Sometimes, when I meet one of my better pieces of writing "on the street" I think, "Hey. This isn't so bad. Maybe I should like it more than I do." Sometimes, too, when I go out looking for any pieces of writing that I've never really liked, I'll realize that it never stood a chance because I didn't give it the time or chance that I gave some of its siblings. And so, I suppose, one reason I've for so long felt off-key is that I know I've sent so many of my creations out into the world without caring what happened to them. Oh, I have my writing and my projects that I very much care about. It's just that the stuff I put online is not that. The funny thing is, though, that we can think we don't care about our creations much until one day, we look out into "the streets" and realize that we are looking at something that is far more a part of us than we'd realized. I suppose, too, one problem has been that while I'll never really feel very much a part of the Internet "streets", I've been aiming to make my creations street-savvy because I've known I have no intention of becoming a part of their world.

I have my plans for how I'll approach any spare-time writing I do from here on out. In the meantime, though, I've decided to build a home for all my wayward creations, call them home, and do for them what I should have done in the first place.
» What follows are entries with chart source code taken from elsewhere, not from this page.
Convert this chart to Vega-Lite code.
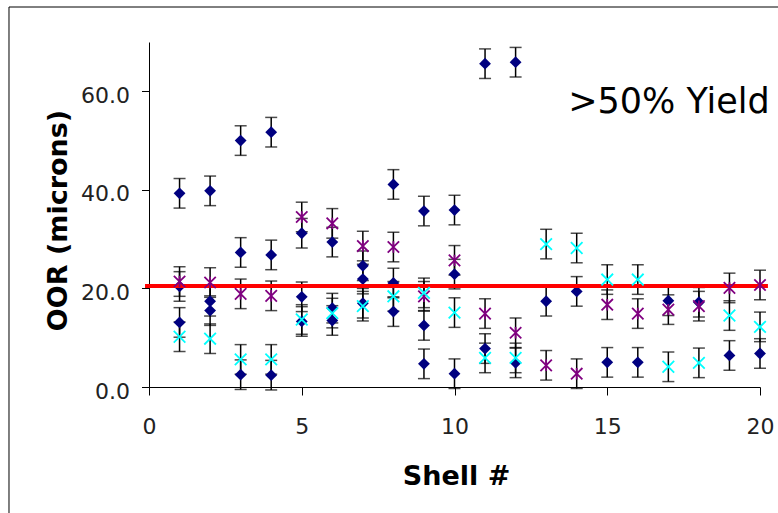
{
  "$schema": "https://vega.github.io/schema/vega-lite/v6.json",
  "width": 611,
  "height": 345,
  "autosize": {"type": "none"},
  "padding": {"left": 149, "top": 42, "right": 18, "bottom": 126},
  "background": "white",
  "config": {"view": {"stroke": null}},
  "datasets": {
    "pts": [
      {"shell": 1, "oor": 39.3, "err": 3, "s": "navy"},
      {"shell": 1, "oor": 20.4, "err": 3, "s": "navy"},
      {"shell": 1, "oor": 13.1, "err": 3, "s": "navy"},
      {"shell": 2, "oor": 39.8, "err": 3, "s": "navy"},
      {"shell": 2, "oor": 17.4, "err": 3, "s": "navy"},
      {"shell": 2, "oor": 15.5, "err": 3, "s": "navy"},
      {"shell": 3, "oor": 50.0, "err": 3, "s": "navy"},
      {"shell": 3, "oor": 27.3, "err": 3, "s": "navy"},
      {"shell": 3, "oor": 2.5, "err": 3, "s": "navy"},
      {"shell": 4, "oor": 51.7, "err": 3, "s": "navy"},
      {"shell": 4, "oor": 26.8, "err": 3, "s": "navy"},
      {"shell": 4, "oor": 2.4, "err": 3, "s": "navy"},
      {"shell": 5, "oor": 31.2, "err": 3, "s": "navy"},
      {"shell": 5, "oor": 18.3, "err": 3, "s": "navy"},
      {"shell": 5, "oor": 13.3, "err": 3, "s": "navy"},
      {"shell": 6, "oor": 29.4, "err": 3, "s": "navy"},
      {"shell": 6, "oor": 16.0, "err": 3, "s": "navy"},
      {"shell": 6, "oor": 13.5, "err": 3, "s": "navy"},
      {"shell": 7, "oor": 24.6, "err": 3, "s": "navy"},
      {"shell": 7, "oor": 21.9, "err": 3, "s": "navy"},
      {"shell": 7, "oor": 17.0, "err": 3, "s": "navy"},
      {"shell": 8, "oor": 41.1, "err": 3, "s": "navy"},
      {"shell": 8, "oor": 21.1, "err": 3, "s": "navy"},
      {"shell": 8, "oor": 15.3, "err": 3, "s": "navy"},
      {"shell": 9, "oor": 35.7, "err": 3, "s": "navy"},
      {"shell": 9, "oor": 12.5, "err": 3, "s": "navy"},
      {"shell": 9, "oor": 4.7, "err": 3, "s": "navy"},
      {"shell": 10, "oor": 35.9, "err": 3, "s": "navy"},
      {"shell": 10, "oor": 22.9, "err": 3, "s": "navy"},
      {"shell": 10, "oor": 2.7, "err": 3, "s": "navy"},
      {"shell": 11, "oor": 65.6, "err": 3, "s": "navy"},
      {"shell": 11, "oor": 7.8, "err": 3, "s": "navy"},
      {"shell": 12, "oor": 65.9, "err": 3, "s": "navy"},
      {"shell": 12, "oor": 4.9, "err": 3, "s": "navy"},
      {"shell": 13, "oor": 17.4, "err": 3, "s": "navy"},
      {"shell": 14, "oor": 19.4, "err": 3, "s": "navy"},
      {"shell": 15, "oor": 5.0, "err": 3, "s": "navy"},
      {"shell": 16, "oor": 5.0, "err": 3, "s": "navy"},
      {"shell": 17, "oor": 17.5, "err": 3, "s": "navy"},
      {"shell": 18, "oor": 17.2, "err": 3, "s": "navy"},
      {"shell": 19, "oor": 6.4, "err": 3, "s": "navy"},
      {"shell": 20, "oor": 6.8, "err": 3, "s": "navy"},
      {"shell": 1, "oor": 21.4, "err": 3, "s": "purple"},
      {"shell": 2, "oor": 21.2, "err": 3, "s": "purple"},
      {"shell": 3, "oor": 18.9, "err": 3, "s": "purple"},
      {"shell": 4, "oor": 18.5, "err": 3, "s": "purple"},
      {"shell": 5, "oor": 34.5, "err": 3, "s": "purple"},
      {"shell": 6, "oor": 33.2, "err": 3, "s": "purple"},
      {"shell": 7, "oor": 28.6, "err": 3, "s": "purple"},
      {"shell": 8, "oor": 28.4, "err": 3, "s": "purple"},
      {"shell": 9, "oor": 18.4, "err": 3, "s": "purple"},
      {"shell": 10, "oor": 25.7, "err": 3, "s": "purple"},
      {"shell": 11, "oor": 14.9, "err": 3, "s": "purple"},
      {"shell": 12, "oor": 11.0, "err": 3, "s": "purple"},
      {"shell": 13, "oor": 4.4, "err": 3, "s": "purple"},
      {"shell": 14, "oor": 2.7, "err": 3, "s": "purple"},
      {"shell": 15, "oor": 16.7, "err": 3, "s": "purple"},
      {"shell": 16, "oor": 14.9, "err": 3, "s": "purple"},
      {"shell": 17, "oor": 15.7, "err": 3, "s": "purple"},
      {"shell": 18, "oor": 16.4, "err": 3, "s": "purple"},
      {"shell": 19, "oor": 20.1, "err": 3, "s": "purple"},
      {"shell": 20, "oor": 20.7, "err": 3, "s": "purple"},
      {"shell": 1, "oor": 10.2, "err": 3, "s": "cyan"},
      {"shell": 2, "oor": 9.8, "err": 3, "s": "cyan"},
      {"shell": 3, "oor": 5.6, "err": 3, "s": "cyan"},
      {"shell": 4, "oor": 5.6, "err": 3, "s": "cyan"},
      {"shell": 5, "oor": 13.7, "err": 3, "s": "cyan"},
      {"shell": 6, "oor": 15.0, "err": 3, "s": "cyan"},
      {"shell": 7, "oor": 16.4, "err": 3, "s": "cyan"},
      {"shell": 8, "oor": 18.4, "err": 3, "s": "cyan"},
      {"shell": 9, "oor": 19.1, "err": 3, "s": "cyan"},
      {"shell": 10, "oor": 15.1, "err": 3, "s": "cyan"},
      {"shell": 11, "oor": 5.9, "err": 3, "s": "cyan"},
      {"shell": 12, "oor": 5.9, "err": 3, "s": "cyan"},
      {"shell": 13, "oor": 29.0, "err": 3, "s": "cyan"},
      {"shell": 14, "oor": 28.2, "err": 3, "s": "cyan"},
      {"shell": 15, "oor": 21.8, "err": 3, "s": "cyan"},
      {"shell": 16, "oor": 21.8, "err": 3, "s": "cyan"},
      {"shell": 17, "oor": 4.1, "err": 3, "s": "cyan"},
      {"shell": 18, "oor": 4.9, "err": 3, "s": "cyan"},
      {"shell": 19, "oor": 14.5, "err": 3, "s": "cyan"},
      {"shell": 20, "oor": 12.2, "err": 3, "s": "cyan"}
    ],
    "refline": [{"x0": -0.13, "x1": 20.26, "level": 20.5}],
    "note": [{"x": 13.72, "y": 55.5, "label": ">50% Yield"}],
    "frame": [{"left": -4.583, "right": 21, "top": 77.1, "bottom": -30}]
  },
  "layer": [
    {
      "data": {"name": "pts"},
      "mark": {"type": "errorbar", "ticks": {"size": 12}, "color": "black", "thickness": 1.5},
      "encoding": {
        "x": {
          "field": "shell", "type": "quantitative",
          "scale": {"domain": [0, 20], "nice": false, "zero": false},
          "axis": {
            "title": "Shell #", "values": [0, 5, 10, 15, 20], "format": "d", "grid": false,
            "domainColor": "black", "domainWidth": 1, "tickColor": "black", "tickWidth": 1, "tickSize": 8,
            "labelFont": "DejaVu Sans", "labelFontSize": 22, "labelColor": "#222", "labelPadding": 21,
            "labelBaseline": "top", "labelFlush": false, "labelOverlap": false,
            "titleFont": "DejaVu Sans", "titleFontSize": 27, "titleFontWeight": "bold", "titleColor": "black",
            "titleX": 307, "titleY": 97, "titleBaseline": "alphabetic", "titleAlign": "center"
          }
        },
        "y": {
          "field": "oor", "type": "quantitative",
          "scale": {"domain": [0, 70], "nice": false},
          "axis": {
            "title": "OOR (microns)", "values": [0, 20, 40, 60], "format": ".1f", "grid": false,
            "domainColor": "black", "domainWidth": 1, "tickColor": "black", "tickWidth": 1, "tickSize": 7.5,
            "labelFont": "DejaVu Sans", "labelFontSize": 22, "labelColor": "#222", "labelPadding": 12,
            "labelOffset": 4, "labelFlush": false, "labelOverlap": false,
            "titleFont": "DejaVu Sans", "titleFontSize": 27, "titleFontWeight": "bold", "titleColor": "black",
            "titleX": -83, "titleY": 178, "titleAngle": -90, "titleBaseline": "alphabetic", "titleAlign": "center"
          }
        },
        "yError": {"field": "err"}
      }
    },
    {
      "data": {"name": "pts"},
      "transform": [{"filter": "datum.s === 'navy'"}],
      "mark": {"type": "point", "shape": "diamond", "filled": true, "color": "#000080", "size": 140, "opacity": 1},
      "encoding": {
        "x": {"field": "shell", "type": "quantitative"},
        "y": {"field": "oor", "type": "quantitative"}
      }
    },
    {
      "data": {"name": "refline"},
      "mark": {"type": "rule", "color": "#FF0000", "strokeWidth": 4},
      "encoding": {
        "x": {"field": "x0", "type": "quantitative"},
        "x2": {"field": "x1"},
        "y": {"field": "level", "type": "quantitative"}
      }
    },
    {
      "data": {"name": "pts"},
      "transform": [{"filter": "datum.s === 'purple'"}],
      "mark": {"type": "point", "shape": "M-1,-1L1,1M-1,1L1,-1M0,-1L0,1", "filled": false, "color": "#800080", "strokeWidth": 1.8, "size": 130, "opacity": 1},
      "encoding": {
        "x": {"field": "shell", "type": "quantitative"},
        "y": {"field": "oor", "type": "quantitative"}
      }
    },
    {
      "data": {"name": "pts"},
      "transform": [{"filter": "datum.s === 'cyan'"}],
      "mark": {"type": "point", "shape": "M-1,-1L1,1M-1,1L1,-1", "filled": false, "color": "#00FFFF", "strokeWidth": 1.8, "size": 135, "opacity": 1},
      "encoding": {
        "x": {"field": "shell", "type": "quantitative"},
        "y": {"field": "oor", "type": "quantitative"}
      }
    },
    {
      "data": {"name": "note"},
      "mark": {"type": "text", "font": "DejaVu Sans", "fontSize": 35, "align": "left", "baseline": "alphabetic", "color": "black"},
      "encoding": {
        "x": {"field": "x", "type": "quantitative"},
        "y": {"field": "y", "type": "quantitative"},
        "text": {"field": "label"}
      }
    },
    {
      "data": {"name": "frame"},
      "mark": {"type": "rule", "color": "black", "strokeWidth": 1},
      "encoding": {
        "x": {"field": "left", "type": "quantitative"},
        "y": {"field": "bottom", "type": "quantitative"},
        "y2": {"field": "top"}
      }
    },
    {
      "data": {"name": "frame"},
      "mark": {"type": "rule", "color": "black", "strokeWidth": 1},
      "encoding": {
        "x": {"field": "left", "type": "quantitative"},
        "x2": {"field": "right"},
        "y": {"field": "top", "type": "quantitative"}
      }
    }
  ]
}
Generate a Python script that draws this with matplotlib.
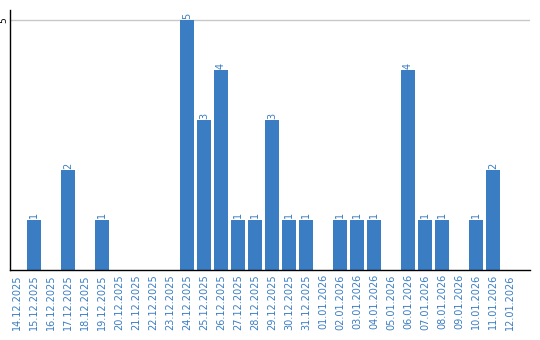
import matplotlib
matplotlib.use("Agg")
import matplotlib.pyplot as plt

dates = ["14.12.2025", "15.12.2025", "16.12.2025", "17.12.2025", "18.12.2025",
         "19.12.2025", "20.12.2025", "21.12.2025", "22.12.2025", "23.12.2025",
         "24.12.2025", "25.12.2025", "26.12.2025", "27.12.2025", "28.12.2025",
         "29.12.2025", "30.12.2025", "31.12.2025", "01.01.2026", "02.01.2026",
         "03.01.2026", "04.01.2026", "05.01.2026", "06.01.2026", "07.01.2026",
         "08.01.2026", "09.01.2026", "10.01.2026", "11.01.2026", "12.01.2026"]
counts = [0, 1, 0, 2, 0, 1, 0, 0, 0, 0,
          5, 3, 4, 1, 1, 3, 1, 1, 0, 1,
          1, 1, 0, 4, 1, 1, 0, 1, 2, 0]
yticks = [5]

BLUE = "#3a7dc2"

fig = plt.figure(figsize=(5.4, 3.4), dpi=100)
ax = fig.add_axes([10 / 540, 70 / 340, 520 / 540, 260 / 340])

x = list(range(len(dates)))
ax.bar(x, counts, width=14 / 17, color=BLUE, zorder=2)
for xi, c in zip(x, counts):
    if c > 0:
        ax.text(xi, c + 0.03, str(c), rotation=90, ha="center", va="bottom",
                color=BLUE, fontsize=7)

ax.set_xlim(-0.41, 30.18)
ax.set_ylim(0, 5.2)
ax.set_xticks(x)
ax.set_xticklabels(dates, rotation=90, color=BLUE, fontsize=7)
ax.set_yticks(yticks)
ax.set_yticklabels([str(v) for v in yticks], rotation=90, va="center", fontsize=6.5)
ax.tick_params(axis="x", length=0, pad=3)
ax.tick_params(axis="y", length=0, pad=1)
ax.grid(axis="y", color="#c8c8c8", linewidth=1, zorder=0)
for side in ("top", "right"):
    ax.spines[side].set_visible(False)
for side in ("left", "bottom"):
    ax.spines[side].set_color("black")
    ax.spines[side].set_linewidth(1.0)

fig.savefig("out.png", dpi=100)
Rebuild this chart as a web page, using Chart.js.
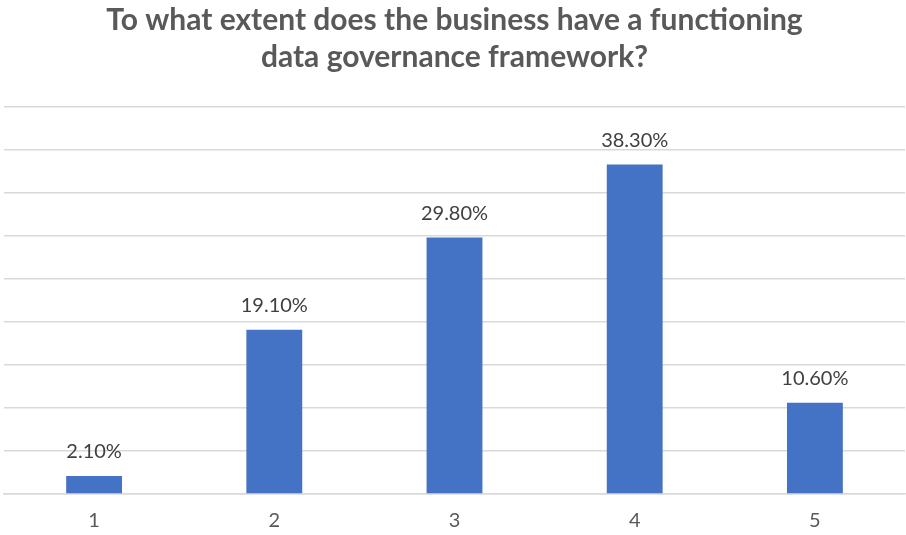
<!DOCTYPE html>
<html>
<head>
<meta charset="utf-8">
<script src="https://cdn.jsdelivr.net/npm/chart.js@4"></script>
<style>
  body { margin: 0; background: #fff; }
  #wrap { width: 906px; height: 535px; }
</style>
</head>
<body>
<div id="wrap"><canvas id="govChart"></canvas></div>
<script>
const categories = ['1', '2', '3', '4', '5'];
const shares = [2.1, 19.1, 29.8, 38.3, 10.6];
const titleLines = ['To what extent does the business have a functioning', 'data governance framework?'];

// writes the percentage above each bar
const barValueLabels = {
    id: 'barValueLabels',
    afterDatasetsDraw(chart) {
        const ctx = chart.ctx;
        const meta = chart.getDatasetMeta(0);
        ctx.save();
        ctx.font = '20px Lato';
        ctx.fillStyle = '#404040';
        ctx.textAlign = 'center';
        ctx.textBaseline = 'bottom';
        meta.data.forEach((bar, i) => {
            ctx.fillText(shares[i].toFixed(2) + '%', bar.x, bar.y - 14);
        });
        ctx.restore();
    }
};

function initChart() {
    const ctx = document.getElementById('govChart');
    new Chart(ctx.getContext('2d'), {
        type: 'bar',
        data: {
            labels: categories,
            datasets: [{
                data: shares,
                backgroundColor: '#4472C4',
                borderWidth: 0,
                categoryPercentage: 1,
                barPercentage: 0.31
            }]
        },
        options: {
            responsive: true,
            maintainAspectRatio: false,
            animation: false,
            layout: { padding: { left: 4, right: 1, top: 0, bottom: -13 } },
            scales: {
                y: {
                    min: 0,
                    max: 45,
                    ticks: { display: false, stepSize: 5 },
                    grid: { color: '#d9d9d9', lineWidth: 1.5, drawTicks: false },
                    border: { display: false }
                },
                x: {
                    ticks: {
                        color: '#595959',
                        padding: 15,
                        font: { family: 'Lato', size: 20 }
                    },
                    grid: { display: false, drawTicks: false },
                    border: { color: '#d9d9d9', width: 1.5 }
                }
            },
            plugins: {
                legend: { display: false },
                tooltip: { enabled: false },
                title: {
                    display: true,
                    text: titleLines,
                    color: '#595959',
                    font: { family: 'Lato', size: 30, weight: 'bold', lineHeight: 1.23 },
                    padding: { top: 2, bottom: 31 }
                }
            }
        },
        plugins: [barValueLabels]
    });
}

document.addEventListener('DOMContentLoaded', initChart);
</script>
</body>
</html>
Those of us who have been on writing sites recently know that these days duplicate content is being frowned on more and more. By setting up a home for my wayward creations I'll be turning them into duplicate content (if they haven't already been). I can't worry about who, out there in "Internet-Land" likes it, though; because my creations have, for too long, been fending for themselves. They need to come home now. They need me to start caring about them.

For now, their home will be on the blog, "Life On Key". I'm going to move them later.
When you start posting animated cats on the blog that's supposed to be for organizing your spare-time writing, it's kind of obvious you've been putting in a little too much work into what was supposed to be a spare-time thing.